The Ancient Origins of Controlled Environment Horticulture

Monday, July 22, 2019: 8:00 AM
Partagas 2 (Tropicana Las Vegas)
Jules Janick, Purdue University, West Lafayette, IN, United States
In the first century CE, two Roman agricultural writers, Lucius Junius Moderatus Columella and Gaius Plinius Secundus (Pliny the Elder), referred to proto-greenhouses (specularia) constructed for the Emperor Tiberius (42 BCE–37 CE) presumably adjacent to his palace, the Villa Jovis on the Isle of Capri. Pliny stated in Historia Naturalis (Book 19,23:64) that the specularia consisted of beds mounted on wheels which were moved into the sun and on wintry days withdrew under the cover of frames glazed with transparent stone (lapis specularis or mica).

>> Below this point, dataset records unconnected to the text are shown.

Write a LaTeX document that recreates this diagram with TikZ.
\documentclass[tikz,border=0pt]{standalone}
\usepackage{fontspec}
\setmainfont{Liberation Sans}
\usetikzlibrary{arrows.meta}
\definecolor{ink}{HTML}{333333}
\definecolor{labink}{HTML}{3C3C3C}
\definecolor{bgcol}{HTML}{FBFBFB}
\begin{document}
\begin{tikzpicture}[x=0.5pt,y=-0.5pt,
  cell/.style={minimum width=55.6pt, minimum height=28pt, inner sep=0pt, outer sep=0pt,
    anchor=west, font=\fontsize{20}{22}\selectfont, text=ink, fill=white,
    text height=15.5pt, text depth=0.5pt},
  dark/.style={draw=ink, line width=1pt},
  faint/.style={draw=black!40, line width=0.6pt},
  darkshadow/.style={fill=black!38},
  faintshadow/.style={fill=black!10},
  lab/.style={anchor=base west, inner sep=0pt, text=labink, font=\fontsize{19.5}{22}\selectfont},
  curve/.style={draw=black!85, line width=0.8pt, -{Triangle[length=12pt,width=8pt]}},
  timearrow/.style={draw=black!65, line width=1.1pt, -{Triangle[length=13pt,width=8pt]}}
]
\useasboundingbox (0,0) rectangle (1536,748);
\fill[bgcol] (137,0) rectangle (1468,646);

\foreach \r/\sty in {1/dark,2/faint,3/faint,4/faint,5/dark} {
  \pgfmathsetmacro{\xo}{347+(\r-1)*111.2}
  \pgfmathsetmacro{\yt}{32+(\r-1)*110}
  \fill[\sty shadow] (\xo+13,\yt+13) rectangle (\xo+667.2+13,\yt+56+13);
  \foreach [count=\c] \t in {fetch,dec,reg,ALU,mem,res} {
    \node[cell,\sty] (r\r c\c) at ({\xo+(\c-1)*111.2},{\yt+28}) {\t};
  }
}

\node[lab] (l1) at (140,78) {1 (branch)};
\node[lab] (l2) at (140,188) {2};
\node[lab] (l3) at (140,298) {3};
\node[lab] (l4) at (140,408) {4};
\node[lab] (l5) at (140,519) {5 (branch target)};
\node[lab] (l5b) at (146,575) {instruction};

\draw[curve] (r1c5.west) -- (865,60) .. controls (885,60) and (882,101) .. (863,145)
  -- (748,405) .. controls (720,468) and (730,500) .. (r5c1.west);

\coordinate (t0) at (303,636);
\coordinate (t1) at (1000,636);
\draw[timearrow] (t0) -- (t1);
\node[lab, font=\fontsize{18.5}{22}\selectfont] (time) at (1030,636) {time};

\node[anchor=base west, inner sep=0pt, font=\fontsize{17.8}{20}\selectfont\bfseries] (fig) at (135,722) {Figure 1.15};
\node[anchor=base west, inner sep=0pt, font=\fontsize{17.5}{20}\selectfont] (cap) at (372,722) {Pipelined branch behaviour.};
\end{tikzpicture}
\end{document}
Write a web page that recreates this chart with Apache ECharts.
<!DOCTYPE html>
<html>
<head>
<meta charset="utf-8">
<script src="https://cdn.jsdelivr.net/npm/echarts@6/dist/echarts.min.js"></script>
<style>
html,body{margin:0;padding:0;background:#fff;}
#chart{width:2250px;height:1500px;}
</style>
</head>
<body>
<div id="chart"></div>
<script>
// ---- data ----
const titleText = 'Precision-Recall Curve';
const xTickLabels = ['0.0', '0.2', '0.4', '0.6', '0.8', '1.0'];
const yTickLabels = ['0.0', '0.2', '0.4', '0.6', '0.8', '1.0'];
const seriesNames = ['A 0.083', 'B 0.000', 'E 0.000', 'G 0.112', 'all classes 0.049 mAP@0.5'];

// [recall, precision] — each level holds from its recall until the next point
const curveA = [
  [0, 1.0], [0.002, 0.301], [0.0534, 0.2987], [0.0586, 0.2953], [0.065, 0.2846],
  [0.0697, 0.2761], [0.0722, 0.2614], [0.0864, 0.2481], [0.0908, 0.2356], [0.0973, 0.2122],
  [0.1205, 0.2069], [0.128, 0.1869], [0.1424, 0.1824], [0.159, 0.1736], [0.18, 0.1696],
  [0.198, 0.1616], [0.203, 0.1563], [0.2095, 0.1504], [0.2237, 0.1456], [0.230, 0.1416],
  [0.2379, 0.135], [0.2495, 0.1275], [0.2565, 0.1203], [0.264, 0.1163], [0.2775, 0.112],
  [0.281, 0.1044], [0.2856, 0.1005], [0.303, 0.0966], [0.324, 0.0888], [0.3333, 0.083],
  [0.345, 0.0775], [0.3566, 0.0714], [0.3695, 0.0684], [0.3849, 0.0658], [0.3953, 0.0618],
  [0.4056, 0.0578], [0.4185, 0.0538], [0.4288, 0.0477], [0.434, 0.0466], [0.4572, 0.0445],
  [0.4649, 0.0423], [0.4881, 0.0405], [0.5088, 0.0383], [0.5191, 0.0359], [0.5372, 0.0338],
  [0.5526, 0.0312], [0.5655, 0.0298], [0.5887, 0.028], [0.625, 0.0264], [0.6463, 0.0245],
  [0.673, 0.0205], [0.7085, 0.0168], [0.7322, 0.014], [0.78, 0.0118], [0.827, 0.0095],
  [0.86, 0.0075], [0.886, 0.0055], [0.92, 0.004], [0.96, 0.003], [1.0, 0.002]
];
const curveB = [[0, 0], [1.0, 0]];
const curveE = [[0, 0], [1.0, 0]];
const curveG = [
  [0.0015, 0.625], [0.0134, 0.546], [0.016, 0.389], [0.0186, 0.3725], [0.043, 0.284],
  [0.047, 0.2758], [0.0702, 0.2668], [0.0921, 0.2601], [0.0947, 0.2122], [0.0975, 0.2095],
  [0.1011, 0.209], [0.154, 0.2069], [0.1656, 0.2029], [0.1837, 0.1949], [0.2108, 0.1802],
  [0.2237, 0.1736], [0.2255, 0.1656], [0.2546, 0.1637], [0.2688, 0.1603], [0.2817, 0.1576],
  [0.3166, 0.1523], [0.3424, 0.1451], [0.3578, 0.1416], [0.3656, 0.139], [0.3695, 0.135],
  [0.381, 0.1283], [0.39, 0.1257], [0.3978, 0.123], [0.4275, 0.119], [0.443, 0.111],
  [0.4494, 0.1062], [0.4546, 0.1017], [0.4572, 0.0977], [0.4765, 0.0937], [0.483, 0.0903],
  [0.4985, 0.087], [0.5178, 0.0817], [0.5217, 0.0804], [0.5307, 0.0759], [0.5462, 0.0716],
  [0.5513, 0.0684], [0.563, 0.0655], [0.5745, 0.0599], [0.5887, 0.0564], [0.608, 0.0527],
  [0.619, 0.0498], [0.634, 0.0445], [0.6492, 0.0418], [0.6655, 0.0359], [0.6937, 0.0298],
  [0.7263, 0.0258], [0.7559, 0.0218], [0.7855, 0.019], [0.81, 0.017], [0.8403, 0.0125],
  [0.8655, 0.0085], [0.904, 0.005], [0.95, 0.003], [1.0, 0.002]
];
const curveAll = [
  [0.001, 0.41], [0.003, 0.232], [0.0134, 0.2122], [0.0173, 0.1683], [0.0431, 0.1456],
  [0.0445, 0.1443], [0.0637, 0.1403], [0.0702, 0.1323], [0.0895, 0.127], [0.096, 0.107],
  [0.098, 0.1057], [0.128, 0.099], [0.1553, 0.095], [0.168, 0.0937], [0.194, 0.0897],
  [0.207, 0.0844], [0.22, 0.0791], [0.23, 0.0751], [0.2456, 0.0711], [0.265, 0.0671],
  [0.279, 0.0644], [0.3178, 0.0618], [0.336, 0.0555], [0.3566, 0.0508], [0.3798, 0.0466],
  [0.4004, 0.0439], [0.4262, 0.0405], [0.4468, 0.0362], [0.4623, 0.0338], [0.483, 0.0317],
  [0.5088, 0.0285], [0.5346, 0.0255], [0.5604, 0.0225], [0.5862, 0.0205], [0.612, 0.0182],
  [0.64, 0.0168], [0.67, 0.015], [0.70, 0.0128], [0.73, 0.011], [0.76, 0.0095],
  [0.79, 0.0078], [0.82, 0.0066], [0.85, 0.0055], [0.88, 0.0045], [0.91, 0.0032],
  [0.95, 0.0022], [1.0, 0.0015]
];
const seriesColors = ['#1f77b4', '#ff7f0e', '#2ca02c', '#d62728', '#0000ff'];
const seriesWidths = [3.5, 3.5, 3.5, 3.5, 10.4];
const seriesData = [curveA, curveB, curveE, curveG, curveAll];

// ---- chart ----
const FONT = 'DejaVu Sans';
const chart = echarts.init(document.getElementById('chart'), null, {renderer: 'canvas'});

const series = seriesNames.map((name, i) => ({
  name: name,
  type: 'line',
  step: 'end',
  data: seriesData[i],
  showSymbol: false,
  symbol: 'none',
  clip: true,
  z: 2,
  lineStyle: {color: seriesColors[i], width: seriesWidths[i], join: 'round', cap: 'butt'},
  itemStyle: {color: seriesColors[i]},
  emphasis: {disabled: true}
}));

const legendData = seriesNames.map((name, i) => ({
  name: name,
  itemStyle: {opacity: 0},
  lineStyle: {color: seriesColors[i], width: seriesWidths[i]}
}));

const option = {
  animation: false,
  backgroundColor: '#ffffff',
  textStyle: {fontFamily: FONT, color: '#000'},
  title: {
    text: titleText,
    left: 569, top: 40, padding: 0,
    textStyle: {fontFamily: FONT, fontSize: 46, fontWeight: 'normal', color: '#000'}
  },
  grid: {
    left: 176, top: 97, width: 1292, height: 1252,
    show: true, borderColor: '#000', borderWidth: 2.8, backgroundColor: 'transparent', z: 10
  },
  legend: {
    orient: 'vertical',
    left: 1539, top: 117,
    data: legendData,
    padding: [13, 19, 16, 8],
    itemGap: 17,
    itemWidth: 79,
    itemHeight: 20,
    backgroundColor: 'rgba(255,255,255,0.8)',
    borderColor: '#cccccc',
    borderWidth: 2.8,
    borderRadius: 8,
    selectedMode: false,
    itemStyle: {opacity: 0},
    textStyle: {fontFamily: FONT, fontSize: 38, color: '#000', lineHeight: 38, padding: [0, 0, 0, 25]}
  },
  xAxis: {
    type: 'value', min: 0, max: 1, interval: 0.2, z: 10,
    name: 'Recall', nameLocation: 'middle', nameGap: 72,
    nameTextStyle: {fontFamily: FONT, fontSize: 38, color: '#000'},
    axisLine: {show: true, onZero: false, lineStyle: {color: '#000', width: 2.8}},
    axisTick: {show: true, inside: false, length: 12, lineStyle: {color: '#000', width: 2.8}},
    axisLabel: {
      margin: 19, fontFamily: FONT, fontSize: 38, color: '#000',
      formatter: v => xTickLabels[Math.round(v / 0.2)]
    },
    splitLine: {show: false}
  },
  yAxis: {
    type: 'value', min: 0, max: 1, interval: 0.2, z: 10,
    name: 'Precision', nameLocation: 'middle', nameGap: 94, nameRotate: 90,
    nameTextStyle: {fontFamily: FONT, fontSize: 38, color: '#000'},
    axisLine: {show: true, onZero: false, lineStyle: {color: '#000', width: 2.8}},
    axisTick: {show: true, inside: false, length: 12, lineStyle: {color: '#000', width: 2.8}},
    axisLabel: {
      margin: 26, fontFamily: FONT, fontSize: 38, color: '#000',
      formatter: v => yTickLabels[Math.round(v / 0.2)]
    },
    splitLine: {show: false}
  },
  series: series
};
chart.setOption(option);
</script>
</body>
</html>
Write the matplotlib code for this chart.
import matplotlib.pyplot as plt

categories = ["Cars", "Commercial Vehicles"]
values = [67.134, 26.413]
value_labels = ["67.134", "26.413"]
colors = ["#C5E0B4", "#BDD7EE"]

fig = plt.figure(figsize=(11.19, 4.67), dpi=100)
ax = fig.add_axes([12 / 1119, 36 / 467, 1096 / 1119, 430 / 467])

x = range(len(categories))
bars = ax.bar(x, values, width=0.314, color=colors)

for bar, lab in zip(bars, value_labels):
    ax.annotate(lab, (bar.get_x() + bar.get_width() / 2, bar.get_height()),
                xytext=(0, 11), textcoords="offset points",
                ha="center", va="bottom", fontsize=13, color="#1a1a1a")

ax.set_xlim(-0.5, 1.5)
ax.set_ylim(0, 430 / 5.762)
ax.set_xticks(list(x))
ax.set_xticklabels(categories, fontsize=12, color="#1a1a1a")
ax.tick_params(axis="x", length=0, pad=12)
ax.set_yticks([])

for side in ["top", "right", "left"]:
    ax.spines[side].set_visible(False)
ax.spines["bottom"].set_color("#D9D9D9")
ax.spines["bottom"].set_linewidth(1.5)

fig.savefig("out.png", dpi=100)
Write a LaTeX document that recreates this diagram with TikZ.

Apparently the specularia were built to provide fruits of cucumis, “a delicacy for which the Emperor Tiberiuis , had a remarkable partiality; in fact there was never a day on which he was not supplied it. The cucumis described by Columella and Pliny, long mistranslated as cucumber, were in fact long-fruited forms of Cucumis melo subsp. melo, Flexuosis Group. They are known today as vegetable melons, snake melons, and faqqous and were highly esteemed in Rome and ancient Israel.